The main threat to the flora ecosystem at Aiken canyon preserve is invasive noxious weed overgrowth. Such effects have been shown that noxious weeds are capable of overwhelming native plants by tactics such as overshadowing for sunlight, consuming more nutrition from water and soil as well as accelerated growth in comparison. Efforts such as environmental management programs have been put into place by the conservatory to minimise such effects on the land and ecosystem. Examples of these programs are seen in a weed extraction handbook from the conservancy where recommendations include manual approaches such as pulling or stabbing and more mechanical processes such as flooding, tilling, soil solarization, mulching and girdling.

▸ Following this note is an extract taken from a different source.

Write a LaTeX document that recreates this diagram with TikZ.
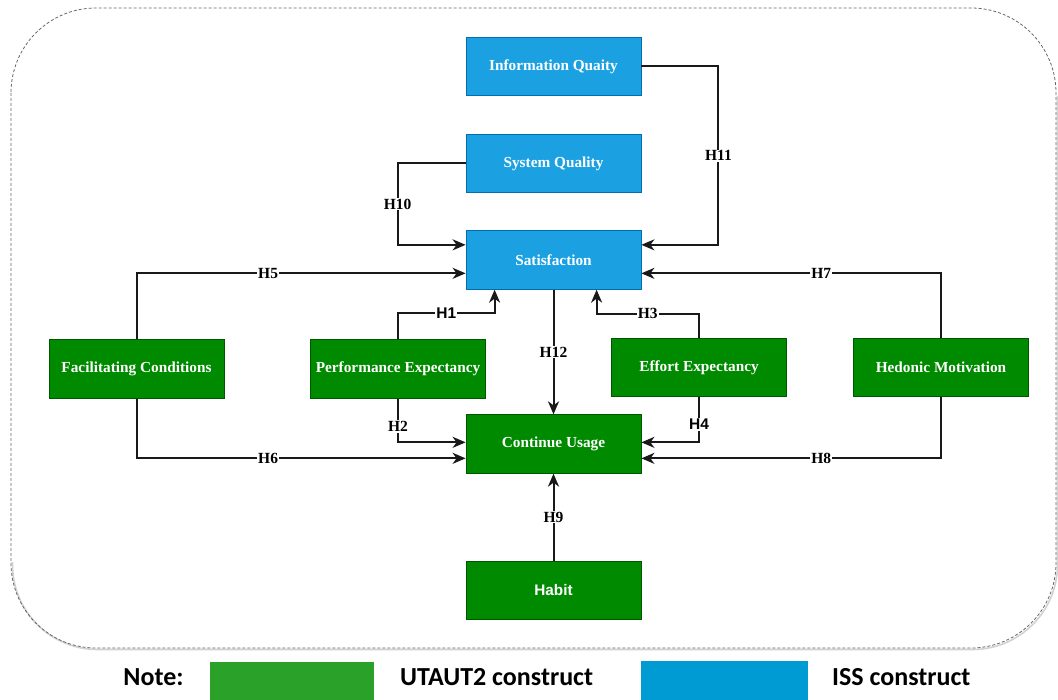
\documentclass[tikz,border=0pt]{standalone}
\usepackage{fontspec}
\setmainfont{Liberation Serif}
\newfontfamily\sanfont{Liberation Sans}
\newfontfamily\notefont{Carlito}
\usetikzlibrary{arrows.meta,calc}
\definecolor{issblue}{HTML}{1BA1E2}
\definecolor{issborder}{HTML}{006EAF}
\definecolor{utgreen}{HTML}{008A00}
\definecolor{utborder}{HTML}{005700}
\definecolor{leggreen}{HTML}{2AA22A}
\definecolor{legblue}{HTML}{009BD2}
\tikzset{
  boxbase/.style={rectangle, minimum width=175pt, inner sep=0pt, text=white,
    font=\fontsize{15.3}{18}\selectfont\bfseries, line width=0.8pt},
  issbox/.style={boxbase, fill=issblue, draw=issborder, minimum height=58.5pt},
  utbox/.style={boxbase, fill=utgreen, draw=utborder, minimum height=58.5pt},
  conn/.style={line width=2pt, black!90, -{Stealth[length=13pt,width=11pt,inset=4pt]}},
  lab/.style={fill=white, inner sep=1pt, text=black, font=\fontsize{15.5}{18}\selectfont\bfseries},
  labsans/.style={lab, font=\sanfont\fontsize{15.5}{18}\selectfont\bfseries},
  legtext/.style={font=\notefont\fontsize{26}{30}\selectfont\bfseries, inner sep=0pt}
}
\begin{document}
\begin{tikzpicture}[x=1pt,y=-1pt]
\useasboundingbox (0,0) rectangle (1058,700);
% outer frame
\draw[gray!35, line width=1.6pt, rounded corners=85pt] (1057.5,96) -- (1057.5,649.5) -- (12.5,649.5) -- (12.5,562);
\draw[gray!80!black, dash pattern=on 3pt off 2pt, line width=0.8pt, rounded corners=85pt] (11,8) rectangle (1056,648);
% nodes
\node[issbox] (iq) at (553.5,66.5) {Information Quaity};
\node[issbox] (sq) at (553.5,163.5) {System Quality};
\node[issbox] (sat) at (553.5,260) {Satisfaction};
\node[utbox] (cu) at (553.5,444) {Continue Usage};
\node[utbox, font=\sanfont\fontsize{15.3}{18}\selectfont\bfseries] (hab) at (553.5,590.5) {Habit};
\node[utbox] (fc) at (136.5,369) {Facilitating Conditions};
\node[utbox] (pe) at (398,369) {Performance Expectancy};
\node[utbox] (ee) at (699,367.5) {Effort Expectancy};
\node[utbox] (hm) at (941,367.5) {Hedonic Motivation};
% connectors
\draw[conn] (iq.east) -- ++(77,0) |- node[lab, pos=0.25] {H11} ($(sat.north east)+(0,14.5)$);
\draw[conn] (sq.west) -- ++(-68,0) |- node[lab, pos=0.25] {H10} ($(sat.north west)+(0,14.5)$);
\draw[conn] (fc.north) |- node[lab, pos=0.70] {H5} ($(sat.north west)+(0,43)$);
\draw[conn] (hm.north) |- node[lab, pos=0.70] {H7} ($(sat.north east)+(0,43)$);
\draw[conn] (pe.north) -- ++(0,-26) -| node[labsans, pos=0.25] {H1} ($(sat.south west)+(29,0)$);
\draw[conn] (ee.north) -- ++(0,-24) -| node[lab, pos=0.25] {H3} ($(sat.south west)+(131,0)$);
\draw[conn] (sat.south) -- node[lab] {H12} (cu.north);
\draw[conn] (pe.south) |- node[lab, pos=0.32] {H2} ($(cu.north west)+(0,28)$);
\draw[conn] (fc.south) |- node[lab, pos=0.70] {H6} ($(cu.north west)+(0,44)$);
\draw[conn] (ee.south) |- node[labsans, pos=0.30] {H4} ($(cu.north east)+(0,28)$);
\draw[conn] (hm.south) |- node[lab, pos=0.70] {H8} ($(cu.north east)+(0,44)$);
\draw[conn] (hab.north) -- node[lab] {H9} (cu.south);
% legend
\node[legtext] (note) at (153.5,677) {Note:};
\node[fill=leggreen, minimum width=164pt, minimum height=40pt, inner sep=0pt, anchor=north west] (lg) at (210,662) {};
\node[legtext, anchor=west] (lgt) at (400,677) {UTAUT2 construct};
\node[fill=legblue, minimum width=167pt, minimum height=40pt, inner sep=0pt, anchor=north west] (lb) at (641,661) {};
\node[legtext, anchor=west] (lbt) at (832,677) {ISS construct};
\end{tikzpicture}
\end{document}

Threats towards the fauna life in Aiken Canyon Preserve include cowbird parasitism, habitat disturbance and possible development conflicts from surrounding areas. Cowbird parasitism is a main threat to the bird species within the canyon area as the chicks are known to roll or push out the other bird eggs which decreases the native bird population. Habitat disturbance is a threat to the preserve as its adjacent land and private land within the canyon are still possible for construction development. An example of this threat was the recent proposal of a Quarry site in the El Paso County area in 2016 which would have damaged Aiken Canyon Preserve and surrounding areas on the Front Range as it would have been at the bottom of the site. This proposal was then denied in 2018 by the state board as the construction would have effected the clean drinking water in the area. The Nature Conservancy is trying to develop a conservation outline to work with current private property owners to reduce future environmental threats.

== Weather ==
During a 20-year observational research period between 1978 and 1998, it was found that average daily precipitation rate was at 44 mm which was half the average of surrounding mountain ranges. The daily average measured temperature within the month of June was at 18.4 C with a range of difference of 0.1 °C. The pollen count within the Aiken Canyon region was found to be on average 16,622 grains within a range of difference to be 1142 grains.